Retail Use Cases: Beyond Storage
Self-storage facilities supporting retail tenants often play roles that go beyond simply holding goods. Examples include:
- Seasonal pop-up staging: Retailers can use units to prep inventory for temporary holiday or event-driven locations.
- Promotional campaign storage: Marketing teams can store large-scale displays or materials between campaigns.
- Regional restocking points: Businesses with multiple outlets in a metro area can centralize certain inventory categories to improve logistics.
This adaptability makes self-storage not only a cost-control tool but also an enabler of creative retail strategies.
Choosing the Right Investment Path
The choice between REITs, private equity, and direct ownership depends on how hands-on an investor wants to be, how much diversification they seek, and what their time horizon is. REITs offer liquidity and passive income, private equity funds can provide targeted exposure with professional oversight, and direct ownership gives maximum control along with the highest operational demands.
Aligning the investment vehicle with personal or institutional objectives is critical. For example:
- An institutional investor may prioritize scale and diversification through REIT exposure.
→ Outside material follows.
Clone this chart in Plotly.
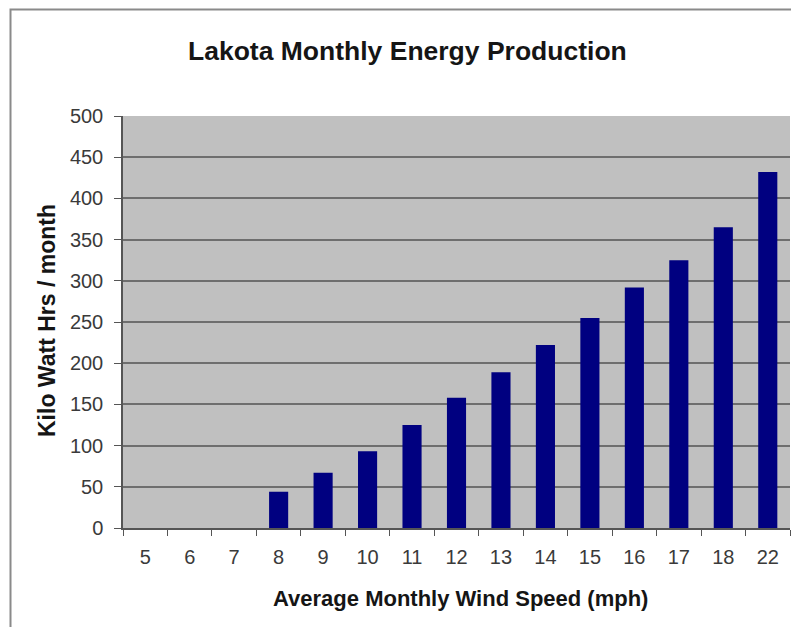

- A high-net-worth individual with operational experience may opt for direct ownership of a facility in a strategic location.
- A partnership could blend both, holding REIT shares for income stability and a direct asset for potential upside.
Conclusion
Self-storage has evolved into a strategic asset for retailers seeking to optimize space, manage costs, and respond to fluctuating demand. For investors, it offers a rare combination of steady demand, adaptability, and multiple entry points, from highly liquid securities to direct operational control.
The sector’s resilience is underpinned by macro trends like urbanization, hybrid retail models, and evolving consumer expectations that show no signs of slowing. For those considering retail-linked investments, incorporating self-storage exposure can enhance portfolio diversification and provide a buffer against market volatility. The key is to match the investment structure with risk appetite, tax strategy, and desired level of involvement, ensuring that self-storage becomes not just an ancillary asset, but a purposeful driver of returns.